__WRITTEN PROBLEM__:
Identify all lines below that hold "chart" and collect them.

__INPUT DATA__:
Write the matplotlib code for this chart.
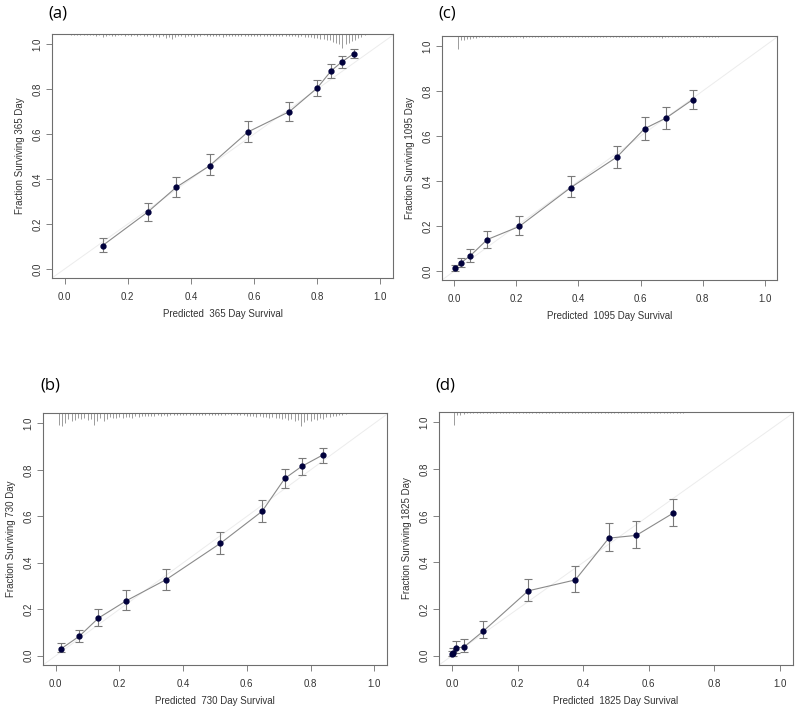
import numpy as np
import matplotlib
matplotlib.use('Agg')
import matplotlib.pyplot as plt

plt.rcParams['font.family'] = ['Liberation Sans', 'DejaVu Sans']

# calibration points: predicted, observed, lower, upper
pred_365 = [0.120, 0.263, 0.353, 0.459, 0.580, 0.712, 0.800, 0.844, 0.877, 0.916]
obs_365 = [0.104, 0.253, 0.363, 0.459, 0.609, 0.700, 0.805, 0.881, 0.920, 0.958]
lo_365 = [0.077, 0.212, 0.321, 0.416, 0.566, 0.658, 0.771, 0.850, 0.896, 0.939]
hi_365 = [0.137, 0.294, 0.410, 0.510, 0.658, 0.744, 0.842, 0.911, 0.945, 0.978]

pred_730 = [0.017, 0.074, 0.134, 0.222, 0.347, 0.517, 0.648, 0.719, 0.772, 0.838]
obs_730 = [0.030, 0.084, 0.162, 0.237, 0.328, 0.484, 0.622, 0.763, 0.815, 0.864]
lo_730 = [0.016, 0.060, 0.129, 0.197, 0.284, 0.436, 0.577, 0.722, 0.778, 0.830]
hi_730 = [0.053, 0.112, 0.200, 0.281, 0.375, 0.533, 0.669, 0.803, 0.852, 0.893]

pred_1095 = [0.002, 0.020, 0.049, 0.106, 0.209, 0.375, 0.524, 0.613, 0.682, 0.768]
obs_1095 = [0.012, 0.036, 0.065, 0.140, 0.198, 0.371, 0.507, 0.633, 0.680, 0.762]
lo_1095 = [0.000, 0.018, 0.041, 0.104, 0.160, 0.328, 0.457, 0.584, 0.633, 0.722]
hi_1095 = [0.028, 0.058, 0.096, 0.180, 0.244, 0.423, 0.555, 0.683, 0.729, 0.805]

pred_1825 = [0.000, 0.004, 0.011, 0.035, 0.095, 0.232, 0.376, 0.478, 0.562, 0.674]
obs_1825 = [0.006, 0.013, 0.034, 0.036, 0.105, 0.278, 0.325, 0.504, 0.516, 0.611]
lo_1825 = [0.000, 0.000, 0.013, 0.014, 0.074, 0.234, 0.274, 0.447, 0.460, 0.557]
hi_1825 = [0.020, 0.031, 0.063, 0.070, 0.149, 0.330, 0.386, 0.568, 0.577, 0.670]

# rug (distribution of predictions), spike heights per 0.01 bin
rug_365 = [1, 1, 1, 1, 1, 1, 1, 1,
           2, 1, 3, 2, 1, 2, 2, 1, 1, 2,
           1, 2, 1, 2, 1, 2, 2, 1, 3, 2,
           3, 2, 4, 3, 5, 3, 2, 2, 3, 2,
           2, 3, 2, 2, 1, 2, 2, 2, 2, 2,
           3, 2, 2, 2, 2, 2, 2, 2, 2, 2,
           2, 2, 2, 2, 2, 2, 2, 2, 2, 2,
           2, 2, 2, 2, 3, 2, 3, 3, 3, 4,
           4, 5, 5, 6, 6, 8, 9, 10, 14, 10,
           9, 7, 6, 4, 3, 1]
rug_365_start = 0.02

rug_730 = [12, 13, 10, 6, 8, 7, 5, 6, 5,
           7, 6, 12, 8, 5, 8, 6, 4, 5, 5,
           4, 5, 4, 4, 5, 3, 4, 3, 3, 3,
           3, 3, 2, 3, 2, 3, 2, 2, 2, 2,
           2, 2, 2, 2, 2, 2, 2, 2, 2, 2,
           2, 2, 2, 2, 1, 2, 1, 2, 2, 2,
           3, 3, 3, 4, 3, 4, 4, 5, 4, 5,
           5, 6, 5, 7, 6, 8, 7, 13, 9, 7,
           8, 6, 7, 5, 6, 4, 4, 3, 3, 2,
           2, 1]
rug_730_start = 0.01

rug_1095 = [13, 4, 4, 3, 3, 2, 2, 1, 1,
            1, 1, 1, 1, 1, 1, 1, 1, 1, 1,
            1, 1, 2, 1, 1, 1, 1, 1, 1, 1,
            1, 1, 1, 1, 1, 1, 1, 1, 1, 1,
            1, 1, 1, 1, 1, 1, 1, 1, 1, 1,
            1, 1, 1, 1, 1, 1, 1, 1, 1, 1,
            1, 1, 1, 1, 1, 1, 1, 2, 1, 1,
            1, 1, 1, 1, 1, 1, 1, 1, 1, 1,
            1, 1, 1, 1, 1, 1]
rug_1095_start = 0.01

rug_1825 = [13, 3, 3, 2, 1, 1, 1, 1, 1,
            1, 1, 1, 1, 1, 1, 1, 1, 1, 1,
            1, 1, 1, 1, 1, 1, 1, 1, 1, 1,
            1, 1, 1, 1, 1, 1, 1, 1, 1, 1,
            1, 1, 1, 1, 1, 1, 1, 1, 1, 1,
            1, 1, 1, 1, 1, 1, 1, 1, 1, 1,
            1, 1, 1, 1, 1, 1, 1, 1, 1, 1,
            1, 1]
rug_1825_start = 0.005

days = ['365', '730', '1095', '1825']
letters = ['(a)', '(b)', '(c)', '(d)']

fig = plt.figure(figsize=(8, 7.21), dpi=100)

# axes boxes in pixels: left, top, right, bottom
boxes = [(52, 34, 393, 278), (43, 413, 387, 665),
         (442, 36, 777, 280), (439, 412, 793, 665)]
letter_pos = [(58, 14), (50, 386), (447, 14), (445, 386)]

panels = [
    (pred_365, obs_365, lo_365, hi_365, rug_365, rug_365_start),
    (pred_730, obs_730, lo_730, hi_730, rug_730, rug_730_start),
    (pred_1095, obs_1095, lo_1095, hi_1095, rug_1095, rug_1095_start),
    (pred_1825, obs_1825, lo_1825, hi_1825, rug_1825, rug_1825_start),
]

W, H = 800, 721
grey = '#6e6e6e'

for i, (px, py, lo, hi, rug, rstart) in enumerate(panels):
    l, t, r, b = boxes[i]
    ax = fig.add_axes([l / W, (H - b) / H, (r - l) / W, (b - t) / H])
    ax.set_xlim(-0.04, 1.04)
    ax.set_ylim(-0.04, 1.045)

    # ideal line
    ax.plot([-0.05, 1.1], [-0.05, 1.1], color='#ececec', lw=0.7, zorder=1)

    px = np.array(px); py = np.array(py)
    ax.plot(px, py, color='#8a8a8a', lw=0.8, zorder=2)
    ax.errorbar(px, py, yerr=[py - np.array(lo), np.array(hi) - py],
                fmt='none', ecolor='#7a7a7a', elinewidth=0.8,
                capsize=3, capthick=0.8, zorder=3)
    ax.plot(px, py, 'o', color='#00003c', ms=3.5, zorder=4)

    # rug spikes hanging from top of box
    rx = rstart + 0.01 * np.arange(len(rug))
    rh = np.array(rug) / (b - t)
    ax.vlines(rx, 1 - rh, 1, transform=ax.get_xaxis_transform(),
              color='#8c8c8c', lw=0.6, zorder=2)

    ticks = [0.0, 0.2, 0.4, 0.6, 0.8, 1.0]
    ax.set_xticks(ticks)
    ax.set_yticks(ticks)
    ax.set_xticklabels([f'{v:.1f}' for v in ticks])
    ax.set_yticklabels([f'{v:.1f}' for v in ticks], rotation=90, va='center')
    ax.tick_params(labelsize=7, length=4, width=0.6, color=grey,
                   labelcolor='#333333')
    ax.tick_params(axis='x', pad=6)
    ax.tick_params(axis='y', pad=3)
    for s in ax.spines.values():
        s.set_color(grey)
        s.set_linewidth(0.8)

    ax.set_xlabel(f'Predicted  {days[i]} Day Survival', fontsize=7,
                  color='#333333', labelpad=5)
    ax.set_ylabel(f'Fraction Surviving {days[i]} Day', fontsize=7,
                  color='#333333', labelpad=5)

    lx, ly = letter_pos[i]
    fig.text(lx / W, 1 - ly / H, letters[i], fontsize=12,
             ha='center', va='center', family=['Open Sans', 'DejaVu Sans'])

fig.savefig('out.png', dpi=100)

==

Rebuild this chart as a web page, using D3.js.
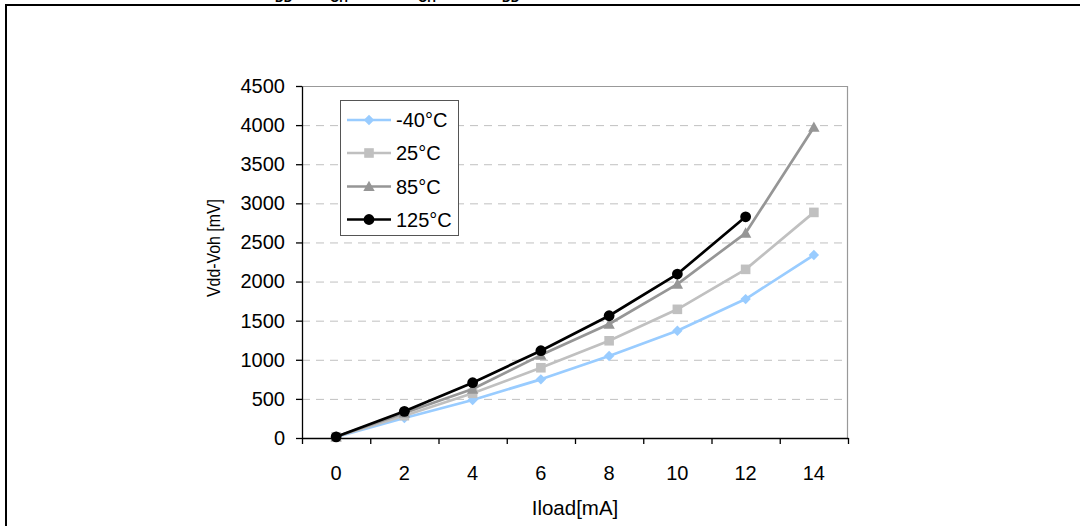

__FINAL RESULT__:
Write the matplotlib code for this chart.
Rebuild this chart as a web page, using D3.js.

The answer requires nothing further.